43.Currently, in the case of a limited company with a share capital the memorandum is required to state the amount of the share capital with which the company proposes to be registered and the nominal amount of each of its shares. This is known as the “authorised share capital” and acts as a ceiling on the amount of capital which can be issued (although this limit can be increased by ordinary resolution). The CLR recommended that the requirement for a company to have an authorised share capital should be abolished (Final Report, paragraph 10.6).
44.The Act gives effect to this recommendation and in future, information about the shares subscribed for by the subscribers to the memorandum, which is currently set out in the memorandum itself, will be provided to the registrar in the statement of capital and initial shareholdings.
45.Like the statement of guarantee (see section 11), the statement of capital and initial shareholdings must contain such information as may be prescribed by the Secretary of State, in regulations made under the Act, for the purpose of identifying the subscribers to the memorandum (i.e. the founder members of the company).

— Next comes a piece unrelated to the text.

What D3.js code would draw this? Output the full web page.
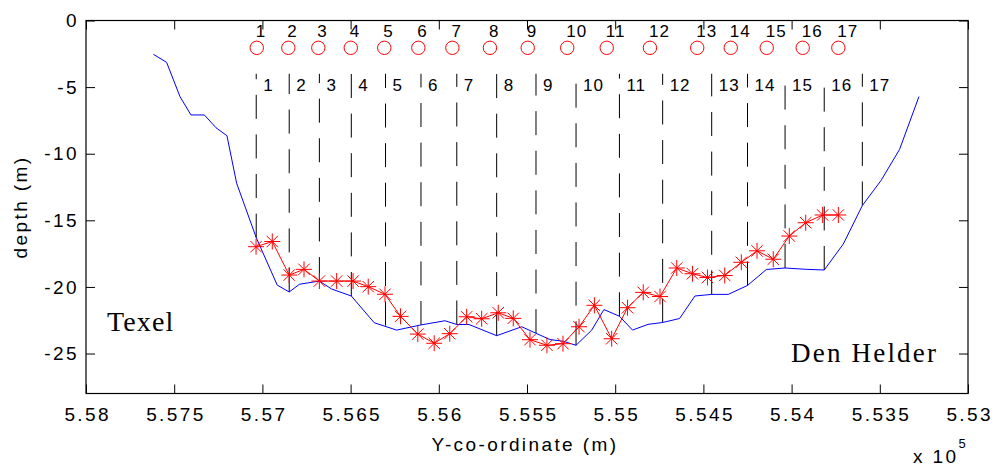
<!DOCTYPE html>
<html>
<head>
<meta charset="utf-8">
<script src="https://cdn.jsdelivr.net/npm/d3@7"></script>
<style>
  body { margin: 0; background: #fff; }
  svg { display: block; }
</style>
</head>
<body>
<svg id="canvas" width="995" height="467"></svg>
<script>
// bed profile (blue line), Y-co-ordinate in units of 1e5 m
var bedY = [5.57618, 5.57543, 5.57467, 5.57405, 5.57329, 5.57263, 5.57201, 5.57146, 5.57035, 5.56916,
  5.56848, 5.5679, 5.56677, 5.56607, 5.56496, 5.56366, 5.56239, 5.56104, 5.55965, 5.55898,
  5.55829, 5.55672, 5.5553, 5.5537, 5.55294, 5.55222, 5.55133, 5.55064, 5.54976, 5.54902,
  5.54814, 5.54731, 5.54635, 5.54548, 5.54453, 5.54359, 5.5425, 5.54143, 5.54037, 5.53914,
  5.53815, 5.53707, 5.53599, 5.53493, 5.53388, 5.53278]
var bedDepth = [-2.54, -3.14, -5.72, -7.09, -7.09, -8.05, -8.65, -12.22, -16.3, -19.86,
  -20.38, -19.8, -19.56, -20.16, -20.68, -22.69, -23.24, -22.86, -22.54, -22.82,
  -22.82, -23.66, -22.99, -23.95, -24.08, -24.38, -23.24, -21.7, -22.2, -23.24,
  -22.81, -22.67, -22.37, -20.68, -20.56, -20.56, -19.89, -18.69, -18.58, -18.68,
  -18.73, -16.78, -13.89, -12.01, -9.68, -5.71]

// measured depths (red stars)
var sampleY = [5.57036, 5.56944, 5.56848, 5.56764, 5.56677, 5.56579, 5.56486, 5.564, 5.56305, 5.56217,
  5.56119, 5.56026, 5.55938, 5.55842, 5.55757, 5.55663, 5.55578, 5.55483, 5.55387, 5.55296,
  5.55205, 5.55118, 5.5502, 5.5493, 5.54841, 5.54746, 5.54651, 5.54562, 5.54477, 5.54379,
  5.54285, 5.54196, 5.54104, 5.54013, 5.5392, 5.53824, 5.53735]
var sampleDepth = [-16.98, -16.59, -19.11, -18.68, -19.56, -19.56, -19.56, -19.98, -20.55, -22.21,
  -23.54, -24.23, -23.51, -22.24, -22.39, -21.94, -22.36, -23.96, -24.38, -24.26,
  -22.99, -21.38, -23.89, -21.56, -20.41, -20.72, -18.58, -19.01, -19.29, -19.14,
  -18.15, -17.29, -17.92, -16.18, -15.18, -14.6, -14.6]

// stations (dashed verticals) and buoys (circles)
var stationY = [5.57035, 5.56848, 5.56677, 5.56496, 5.56302, 5.56101, 5.55898, 5.55672, 5.55449,
  5.55222, 5.54976, 5.54731, 5.54453, 5.5425, 5.54037, 5.53815, 5.53599]
var stationBed = [-16.3, -20.38, -19.56, -20.68, -22.9, -22.86, -22.82, -23.66, -23.47,
  -24.38, -22.2, -22.67, -20.56, -19.89, -18.58, -18.73, -13.89]
var buoyY = [5.57032, 5.56853, 5.56683, 5.56499, 5.56309, 5.56116, 5.55923, 5.5571, 5.55496,
  5.55272, 5.55048, 5.54803, 5.54535, 5.54345, 5.54141, 5.53937, 5.53735]
var stationLabels = ['1', '2', '3', '4', '5', '6', '7', '8', '9', '10', '11', '12', '13', '14', '15', '16', '17']

var stationTop = -4
var buoyDepth = -2.05

// axis ticks
var xTicks = [5.58, 5.575, 5.57, 5.565, 5.56, 5.555, 5.55, 5.545, 5.54, 5.535, 5.53]
var xTickLabels = ['5.58', '5.575', '5.57', '5.565', '5.56', '5.555', '5.55', '5.545', '5.54', '5.535', '5.53']
var yTicks = [-25, -20, -15, -10, -5, 0]
var yTickLabels = ['-25', '-20', '-15', '-10', '-5', '0']

var FONT = '"Liberation Sans", Arial, Helvetica, sans-serif'
var SERIF = '"Liberation Serif", "Times New Roman", serif'

// plot box (note: "top" is a reserved window global, so use prefixed names)
var boxL = 86, boxR = 968, boxT = 20.5, boxB = 393.5
var x = d3.scaleLinear().domain([5.58, 5.53]).range([boxL, boxR])
var y = d3.scaleLinear().domain([-28, 0]).range([boxB, boxT])

var canvas = d3.select('#canvas')
canvas.append('rect').attr('width', 995).attr('height', 467).attr('fill', '#fff')

// axes, ticks pointing inward on all four sides
function styleAxis(g) {
  g.select('.domain').remove()
  g.selectAll('line').attr('stroke', '#000')
  g.selectAll('text')
    .attr('fill', '#000')
    .style('font-family', FONT)
    .style('font-size', '19px')
    .style('letter-spacing', '2.4px')
}

canvas.append('g')
  .attr('transform', 'translate(0,' + boxB + ')')
  .call(d3.axisBottom(x).tickValues(xTicks).tickSize(-9).tickPadding(14)
    .tickFormat(function(d, i) { return xTickLabels[i] }))
  .call(styleAxis)
  .selectAll('text').attr('dx', '1.2px')

canvas.append('g')
  .attr('transform', 'translate(0,' + boxT + ')')
  .call(d3.axisTop(x).tickValues(xTicks).tickSize(-9).tickFormat(''))
  .call(styleAxis)

canvas.append('g')
  .attr('transform', 'translate(' + boxL + ',0)')
  .call(d3.axisLeft(y).tickValues(yTicks).tickSize(-9).tickPadding(7)
    .tickFormat(function(d, i) { return yTickLabels[i] }))
  .call(styleAxis)

canvas.append('g')
  .attr('transform', 'translate(' + boxR + ',0)')
  .call(d3.axisRight(y).tickValues(yTicks).tickSize(-9).tickFormat(''))
  .call(styleAxis)

canvas.append('rect')
  .attr('x', boxL).attr('y', boxT)
  .attr('width', boxR - boxL).attr('height', boxB - boxT)
  .attr('fill', 'none').attr('stroke', '#000').attr('stroke-width', 1.2)

// dashed station lines, drawn from the bed upward
canvas.append('g').selectAll('line')
  .data(stationY)
  .enter()
  .append('line')
  .attr('x1', function(d) { return x(d) })
  .attr('x2', function(d) { return x(d) })
  .attr('y1', function(d, i) { return y(stationBed[i]) })
  .attr('y2', y(stationTop))
  .attr('stroke', '#000')
  .attr('stroke-width', 1)
  .attr('stroke-dasharray', '24,15.6')

canvas.append('g').selectAll('text')
  .data(stationY)
  .enter()
  .append('text')
  .attr('x', function(d) { return x(d) + 7 })
  .attr('y', y(-5.27))
  .style('font-family', FONT)
  .style('font-size', '17px')
  .style('letter-spacing', '1px')
  .text(function(d, i) { return stationLabels[i] })

// bed profile
canvas.append('path')
  .datum(bedY)
  .attr('fill', 'none')
  .attr('stroke', '#0000ff')
  .attr('stroke-width', 1)
  .attr('d', d3.line()
    .x(function(d) { return x(d) })
    .y(function(d, i) { return y(bedDepth[i]) }))

// measured depths
canvas.append('path')
  .datum(sampleY)
  .attr('fill', 'none')
  .attr('stroke', '#ff0000')
  .attr('stroke-width', 1)
  .attr('d', d3.line()
    .x(function(d) { return x(d) })
    .y(function(d, i) { return y(sampleDepth[i]) }))

var r = 8, q = 5.7
var star = 'M' + (-r) + ',0H' + r + 'M0,' + (-r) + 'V' + r +
  'M' + (-q) + ',' + (-q) + 'L' + q + ',' + q + 'M' + (-q) + ',' + q + 'L' + q + ',' + (-q)
canvas.append('g').selectAll('path')
  .data(sampleY)
  .enter()
  .append('path')
  .attr('transform', function(d, i) { return 'translate(' + x(d) + ',' + y(sampleDepth[i]) + ')' })
  .attr('d', star)
  .attr('fill', 'none')
  .attr('stroke', '#ff0000')
  .attr('stroke-width', 1)

// buoys
canvas.append('g').selectAll('circle')
  .data(buoyY)
  .enter()
  .append('circle')
  .attr('cx', function(d) { return x(d) })
  .attr('cy', y(buoyDepth))
  .attr('r', 6.7)
  .attr('fill', 'none')
  .attr('stroke', '#ff0000')
  .attr('stroke-width', 1)

canvas.append('g').selectAll('text')
  .data(buoyY)
  .enter()
  .append('text')
  .attr('x', function(d) { return x(d) - 1 })
  .attr('y', y(-1.26))
  .style('font-family', FONT)
  .style('font-size', '17px')
  .style('letter-spacing', '1px')
  .text(function(d, i) { return stationLabels[i] })

// place names
canvas.append('text')
  .attr('x', 107).attr('y', 331)
  .style('font-family', SERIF).style('font-size', '28px').style('letter-spacing', '1.1px')
  .text('Texel')
canvas.append('text')
  .attr('x', 791).attr('y', 361.5)
  .style('font-family', SERIF).style('font-size', '27px').style('letter-spacing', '2.2px')
  .text('Den Helder')

// axis labels
canvas.append('text')
  .attr('x', 525).attr('y', 450.5)
  .attr('text-anchor', 'middle')
  .style('font-family', FONT).style('font-size', '19px').style('letter-spacing', '2.4px')
  .text('Y-co-ordinate (m)')

canvas.append('text')
  .attr('transform', 'translate(27,' + ((boxT + boxB) / 2) + ') rotate(-90)')
  .attr('text-anchor', 'middle')
  .style('font-family', FONT).style('font-size', '19px').style('letter-spacing', '2.4px')
  .text('depth (m)')

var mult = canvas.append('text')
  .attr('x', 913).attr('y', 463)
  .style('font-family', FONT).style('font-size', '19px').style('letter-spacing', '2.4px')
mult.append('tspan').text('x 10')
mult.append('tspan').attr('dy', -15).style('font-size', '13px').text('5')
</script>
</body>
</html>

46.The statement of capital and initial shareholdings is essentially a “snapshot” of a company’s share capital at the point of registration. For public companies, this requirement is linked to the abolition of authorised share capital (see above). It implements (as far as public companies are concerned) Article 2 of the Second Company Law Directive (77/91/EC) (the “Second Directive”) which states:
““the statutes or instruments of incorporation of the company shall always give at least the following information…(c) when the company has no authorized capital, the amount of the subscribed capital….”.”
47.The statement of capital and initial shareholdings must contain the following information:
the total number of shares of the company to be taken on formation by the subscribers to the memorandum;
the aggregate nominal value of those shares;
for each class of shares: prescribed particulars of the rights attached to those shares, the total number of shares of that class and the aggregate nominal value of shares of that class; and
the amount to be paid up and the amount (if any) to be unpaid on each share (whether on account of the nominal value of the shares or by way of premium).

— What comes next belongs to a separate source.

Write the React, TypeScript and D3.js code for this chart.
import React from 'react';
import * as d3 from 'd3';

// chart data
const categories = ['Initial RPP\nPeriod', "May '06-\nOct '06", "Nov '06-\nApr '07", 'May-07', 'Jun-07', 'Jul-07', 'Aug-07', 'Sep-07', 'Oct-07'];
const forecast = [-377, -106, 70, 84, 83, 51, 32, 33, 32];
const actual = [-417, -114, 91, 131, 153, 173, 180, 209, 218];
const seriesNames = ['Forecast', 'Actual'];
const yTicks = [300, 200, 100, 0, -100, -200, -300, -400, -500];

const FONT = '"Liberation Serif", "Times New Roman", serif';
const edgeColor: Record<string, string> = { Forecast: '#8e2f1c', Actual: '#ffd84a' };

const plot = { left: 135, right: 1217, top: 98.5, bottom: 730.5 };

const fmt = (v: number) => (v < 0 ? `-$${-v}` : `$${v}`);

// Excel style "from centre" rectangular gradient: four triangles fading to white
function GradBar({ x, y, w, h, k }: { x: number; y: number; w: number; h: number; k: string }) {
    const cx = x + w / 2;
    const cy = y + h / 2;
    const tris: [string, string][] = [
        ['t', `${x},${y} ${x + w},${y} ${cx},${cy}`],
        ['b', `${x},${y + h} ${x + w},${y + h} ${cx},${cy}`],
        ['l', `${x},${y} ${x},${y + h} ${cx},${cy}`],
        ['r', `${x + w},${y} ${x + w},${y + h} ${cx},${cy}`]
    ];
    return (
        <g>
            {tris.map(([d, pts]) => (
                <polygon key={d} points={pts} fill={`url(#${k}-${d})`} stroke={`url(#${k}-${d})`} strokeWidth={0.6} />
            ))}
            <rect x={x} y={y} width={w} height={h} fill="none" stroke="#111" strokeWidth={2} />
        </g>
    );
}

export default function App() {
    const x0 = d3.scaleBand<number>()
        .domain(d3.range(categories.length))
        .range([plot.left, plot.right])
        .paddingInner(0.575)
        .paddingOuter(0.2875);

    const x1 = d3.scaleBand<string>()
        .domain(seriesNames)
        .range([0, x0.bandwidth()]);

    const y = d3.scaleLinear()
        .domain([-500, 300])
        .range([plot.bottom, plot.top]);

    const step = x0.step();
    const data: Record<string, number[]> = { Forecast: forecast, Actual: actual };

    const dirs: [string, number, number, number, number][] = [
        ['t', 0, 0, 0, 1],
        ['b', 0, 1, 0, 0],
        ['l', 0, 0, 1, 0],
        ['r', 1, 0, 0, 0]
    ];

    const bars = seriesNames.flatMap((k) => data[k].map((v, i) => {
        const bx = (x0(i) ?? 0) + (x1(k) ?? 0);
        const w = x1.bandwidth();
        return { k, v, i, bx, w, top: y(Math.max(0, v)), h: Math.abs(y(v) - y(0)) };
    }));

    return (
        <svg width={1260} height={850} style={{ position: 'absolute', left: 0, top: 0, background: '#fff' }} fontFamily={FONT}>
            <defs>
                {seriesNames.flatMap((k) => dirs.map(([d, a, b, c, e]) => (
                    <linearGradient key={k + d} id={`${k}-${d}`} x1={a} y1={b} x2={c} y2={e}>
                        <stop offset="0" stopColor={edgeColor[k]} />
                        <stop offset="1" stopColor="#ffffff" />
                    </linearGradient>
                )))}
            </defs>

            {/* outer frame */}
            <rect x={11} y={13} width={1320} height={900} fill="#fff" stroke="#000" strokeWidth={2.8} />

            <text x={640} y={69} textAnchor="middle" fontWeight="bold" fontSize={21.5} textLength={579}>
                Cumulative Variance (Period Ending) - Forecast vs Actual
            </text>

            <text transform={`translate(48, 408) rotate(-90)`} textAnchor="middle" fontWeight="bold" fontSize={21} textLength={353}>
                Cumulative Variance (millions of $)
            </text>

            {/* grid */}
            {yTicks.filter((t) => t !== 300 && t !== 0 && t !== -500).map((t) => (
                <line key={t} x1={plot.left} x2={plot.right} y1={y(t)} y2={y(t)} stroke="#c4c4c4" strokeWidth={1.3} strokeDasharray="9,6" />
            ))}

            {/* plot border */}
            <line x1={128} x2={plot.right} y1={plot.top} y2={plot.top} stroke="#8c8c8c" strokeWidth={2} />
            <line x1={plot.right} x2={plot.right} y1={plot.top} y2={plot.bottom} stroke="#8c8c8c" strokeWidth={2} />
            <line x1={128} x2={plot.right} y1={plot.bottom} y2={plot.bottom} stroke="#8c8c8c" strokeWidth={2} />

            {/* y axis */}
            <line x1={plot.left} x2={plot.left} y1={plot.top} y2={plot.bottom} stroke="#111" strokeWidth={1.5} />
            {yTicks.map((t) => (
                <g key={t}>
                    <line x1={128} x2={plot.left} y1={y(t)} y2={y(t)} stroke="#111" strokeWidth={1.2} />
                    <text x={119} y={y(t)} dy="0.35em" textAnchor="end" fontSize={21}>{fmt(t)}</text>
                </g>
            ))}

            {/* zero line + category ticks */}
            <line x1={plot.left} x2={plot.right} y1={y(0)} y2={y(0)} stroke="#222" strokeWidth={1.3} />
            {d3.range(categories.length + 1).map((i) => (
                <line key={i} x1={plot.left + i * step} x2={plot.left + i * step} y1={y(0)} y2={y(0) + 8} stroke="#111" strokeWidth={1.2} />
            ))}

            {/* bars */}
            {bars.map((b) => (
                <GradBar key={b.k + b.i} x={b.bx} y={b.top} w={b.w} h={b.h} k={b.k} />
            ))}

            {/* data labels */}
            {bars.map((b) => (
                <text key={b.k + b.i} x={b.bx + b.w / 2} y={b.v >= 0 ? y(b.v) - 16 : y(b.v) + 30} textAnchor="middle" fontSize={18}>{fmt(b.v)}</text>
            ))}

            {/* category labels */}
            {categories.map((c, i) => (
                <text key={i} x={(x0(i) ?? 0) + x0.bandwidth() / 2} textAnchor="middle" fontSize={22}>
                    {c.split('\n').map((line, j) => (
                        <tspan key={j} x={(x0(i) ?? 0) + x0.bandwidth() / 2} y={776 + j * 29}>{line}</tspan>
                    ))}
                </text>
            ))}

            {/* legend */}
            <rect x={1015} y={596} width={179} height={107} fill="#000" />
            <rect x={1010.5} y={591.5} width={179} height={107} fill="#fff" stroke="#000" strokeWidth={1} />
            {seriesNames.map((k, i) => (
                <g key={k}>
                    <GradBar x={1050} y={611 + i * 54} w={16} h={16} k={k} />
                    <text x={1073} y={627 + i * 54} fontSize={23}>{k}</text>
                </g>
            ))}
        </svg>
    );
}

48.The reference to “prescribed particulars of the rights attached to the shares” in this section (and elsewhere in the Act where a statement of capital is called for), refers to such particulars as may be prescribed by the Secretary of State by statutory instrument (see section 1167).

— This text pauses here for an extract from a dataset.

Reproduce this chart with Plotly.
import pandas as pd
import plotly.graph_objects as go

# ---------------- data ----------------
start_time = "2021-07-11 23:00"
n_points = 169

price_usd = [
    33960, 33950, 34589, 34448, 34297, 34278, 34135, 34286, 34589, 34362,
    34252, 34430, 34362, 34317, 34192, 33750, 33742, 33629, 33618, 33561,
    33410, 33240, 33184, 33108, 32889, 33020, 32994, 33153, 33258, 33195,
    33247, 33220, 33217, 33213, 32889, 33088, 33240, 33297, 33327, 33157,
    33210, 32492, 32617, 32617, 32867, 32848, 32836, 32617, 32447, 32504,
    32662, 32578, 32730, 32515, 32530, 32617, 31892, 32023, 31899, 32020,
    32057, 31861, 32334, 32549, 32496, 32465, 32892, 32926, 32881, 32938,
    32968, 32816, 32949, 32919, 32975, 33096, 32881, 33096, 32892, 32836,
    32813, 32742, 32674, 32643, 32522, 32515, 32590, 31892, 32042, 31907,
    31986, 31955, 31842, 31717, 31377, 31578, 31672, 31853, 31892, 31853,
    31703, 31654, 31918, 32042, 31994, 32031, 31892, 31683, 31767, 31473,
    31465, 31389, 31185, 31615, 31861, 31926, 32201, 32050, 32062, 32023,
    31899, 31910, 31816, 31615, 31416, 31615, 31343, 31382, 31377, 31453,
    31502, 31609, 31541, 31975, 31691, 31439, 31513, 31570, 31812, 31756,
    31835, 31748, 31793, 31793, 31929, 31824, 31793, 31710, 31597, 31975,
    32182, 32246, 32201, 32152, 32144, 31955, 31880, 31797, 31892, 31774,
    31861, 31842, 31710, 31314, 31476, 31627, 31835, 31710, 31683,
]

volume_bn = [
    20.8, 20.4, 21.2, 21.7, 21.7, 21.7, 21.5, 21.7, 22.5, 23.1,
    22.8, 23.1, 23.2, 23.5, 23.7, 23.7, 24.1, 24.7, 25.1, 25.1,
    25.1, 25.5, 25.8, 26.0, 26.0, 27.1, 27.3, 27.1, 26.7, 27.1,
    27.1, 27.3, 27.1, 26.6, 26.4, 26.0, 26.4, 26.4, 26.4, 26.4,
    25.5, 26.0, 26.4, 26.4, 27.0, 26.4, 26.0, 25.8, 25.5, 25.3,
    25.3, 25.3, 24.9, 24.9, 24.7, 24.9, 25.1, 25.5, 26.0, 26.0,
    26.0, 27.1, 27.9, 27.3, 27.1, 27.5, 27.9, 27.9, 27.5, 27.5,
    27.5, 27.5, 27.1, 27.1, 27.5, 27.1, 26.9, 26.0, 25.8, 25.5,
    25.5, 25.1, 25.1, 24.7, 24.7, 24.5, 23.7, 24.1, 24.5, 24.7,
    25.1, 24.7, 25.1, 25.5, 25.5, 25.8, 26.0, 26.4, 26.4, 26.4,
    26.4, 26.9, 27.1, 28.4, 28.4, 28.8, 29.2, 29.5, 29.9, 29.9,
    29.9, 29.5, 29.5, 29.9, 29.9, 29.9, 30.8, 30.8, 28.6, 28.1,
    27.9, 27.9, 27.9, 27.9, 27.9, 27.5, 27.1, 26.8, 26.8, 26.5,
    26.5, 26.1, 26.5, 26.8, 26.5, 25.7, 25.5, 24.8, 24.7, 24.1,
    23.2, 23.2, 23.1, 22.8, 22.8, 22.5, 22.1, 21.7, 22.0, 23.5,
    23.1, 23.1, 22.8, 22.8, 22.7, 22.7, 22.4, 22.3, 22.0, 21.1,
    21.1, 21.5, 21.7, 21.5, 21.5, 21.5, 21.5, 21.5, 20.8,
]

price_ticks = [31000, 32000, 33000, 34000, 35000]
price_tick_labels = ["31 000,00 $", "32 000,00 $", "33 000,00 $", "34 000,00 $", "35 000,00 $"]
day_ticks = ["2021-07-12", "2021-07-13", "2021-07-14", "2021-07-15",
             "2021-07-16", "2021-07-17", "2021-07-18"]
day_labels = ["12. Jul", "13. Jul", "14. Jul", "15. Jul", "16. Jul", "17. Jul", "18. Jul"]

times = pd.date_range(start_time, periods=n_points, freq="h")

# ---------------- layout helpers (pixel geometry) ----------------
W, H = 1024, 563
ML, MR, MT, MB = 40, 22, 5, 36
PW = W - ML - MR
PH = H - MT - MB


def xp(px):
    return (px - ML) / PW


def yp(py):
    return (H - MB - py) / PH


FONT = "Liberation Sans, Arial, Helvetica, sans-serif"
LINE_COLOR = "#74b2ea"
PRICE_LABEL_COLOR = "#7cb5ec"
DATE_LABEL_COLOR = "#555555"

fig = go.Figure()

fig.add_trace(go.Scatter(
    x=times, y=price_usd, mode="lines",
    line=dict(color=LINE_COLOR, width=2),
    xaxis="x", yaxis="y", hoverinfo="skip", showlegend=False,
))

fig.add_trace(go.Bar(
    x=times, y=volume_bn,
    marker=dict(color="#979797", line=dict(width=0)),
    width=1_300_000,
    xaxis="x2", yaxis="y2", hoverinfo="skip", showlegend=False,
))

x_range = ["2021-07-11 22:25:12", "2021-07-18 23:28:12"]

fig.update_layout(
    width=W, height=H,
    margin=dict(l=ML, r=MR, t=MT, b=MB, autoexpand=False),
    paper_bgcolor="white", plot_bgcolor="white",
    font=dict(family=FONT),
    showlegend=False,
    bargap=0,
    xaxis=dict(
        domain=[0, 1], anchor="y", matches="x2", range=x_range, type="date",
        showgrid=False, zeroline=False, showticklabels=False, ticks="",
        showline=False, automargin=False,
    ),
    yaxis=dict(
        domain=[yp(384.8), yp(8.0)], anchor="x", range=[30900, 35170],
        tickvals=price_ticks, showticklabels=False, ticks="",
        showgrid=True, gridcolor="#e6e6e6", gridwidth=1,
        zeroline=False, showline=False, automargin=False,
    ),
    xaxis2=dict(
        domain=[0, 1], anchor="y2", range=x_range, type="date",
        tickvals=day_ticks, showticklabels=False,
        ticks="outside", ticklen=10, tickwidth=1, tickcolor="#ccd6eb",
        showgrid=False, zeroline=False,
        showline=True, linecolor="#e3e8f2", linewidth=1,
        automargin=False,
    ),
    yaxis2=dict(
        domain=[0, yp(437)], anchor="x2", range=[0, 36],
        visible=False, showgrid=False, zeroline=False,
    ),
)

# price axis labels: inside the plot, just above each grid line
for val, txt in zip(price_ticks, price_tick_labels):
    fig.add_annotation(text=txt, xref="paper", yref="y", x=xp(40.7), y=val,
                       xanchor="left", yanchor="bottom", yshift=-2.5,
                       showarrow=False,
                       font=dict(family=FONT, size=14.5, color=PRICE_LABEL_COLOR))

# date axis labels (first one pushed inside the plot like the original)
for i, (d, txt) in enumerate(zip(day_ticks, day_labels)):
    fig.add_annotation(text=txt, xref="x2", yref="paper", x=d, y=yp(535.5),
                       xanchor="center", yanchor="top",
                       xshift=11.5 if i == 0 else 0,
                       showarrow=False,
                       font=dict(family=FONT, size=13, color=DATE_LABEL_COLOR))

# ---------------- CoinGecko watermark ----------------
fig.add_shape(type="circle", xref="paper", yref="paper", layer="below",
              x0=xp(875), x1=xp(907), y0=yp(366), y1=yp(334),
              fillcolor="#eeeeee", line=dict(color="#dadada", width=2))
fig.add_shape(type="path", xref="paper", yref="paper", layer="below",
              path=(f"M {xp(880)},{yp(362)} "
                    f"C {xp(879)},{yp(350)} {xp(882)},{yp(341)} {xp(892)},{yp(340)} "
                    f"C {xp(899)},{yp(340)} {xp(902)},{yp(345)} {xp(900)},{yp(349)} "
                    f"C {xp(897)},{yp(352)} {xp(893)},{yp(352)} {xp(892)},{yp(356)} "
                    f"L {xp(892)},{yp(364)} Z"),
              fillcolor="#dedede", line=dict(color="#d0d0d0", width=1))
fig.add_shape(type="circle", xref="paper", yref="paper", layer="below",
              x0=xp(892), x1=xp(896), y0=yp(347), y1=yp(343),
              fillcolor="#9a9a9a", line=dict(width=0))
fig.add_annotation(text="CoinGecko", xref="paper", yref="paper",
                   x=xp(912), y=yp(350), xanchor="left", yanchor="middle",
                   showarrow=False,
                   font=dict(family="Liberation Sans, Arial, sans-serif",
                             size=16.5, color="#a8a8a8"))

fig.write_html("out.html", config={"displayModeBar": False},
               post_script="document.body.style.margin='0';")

49.Whilst the Second Directive only applies to public companies it is important that the information on the public register is up-to-date for both public and private companies. A statement of capital will, therefore, be required where it is proposed that a company formed under the Act will have a share capital on formation and, with limited exceptions (in particular, where there has been a variation of class rights which does not affect the company’s aggregate subscribed capital) whenever a limited company having a share capital makes an alteration to its share capital (and in certain cases where an unlimited company makes a return to the registrar).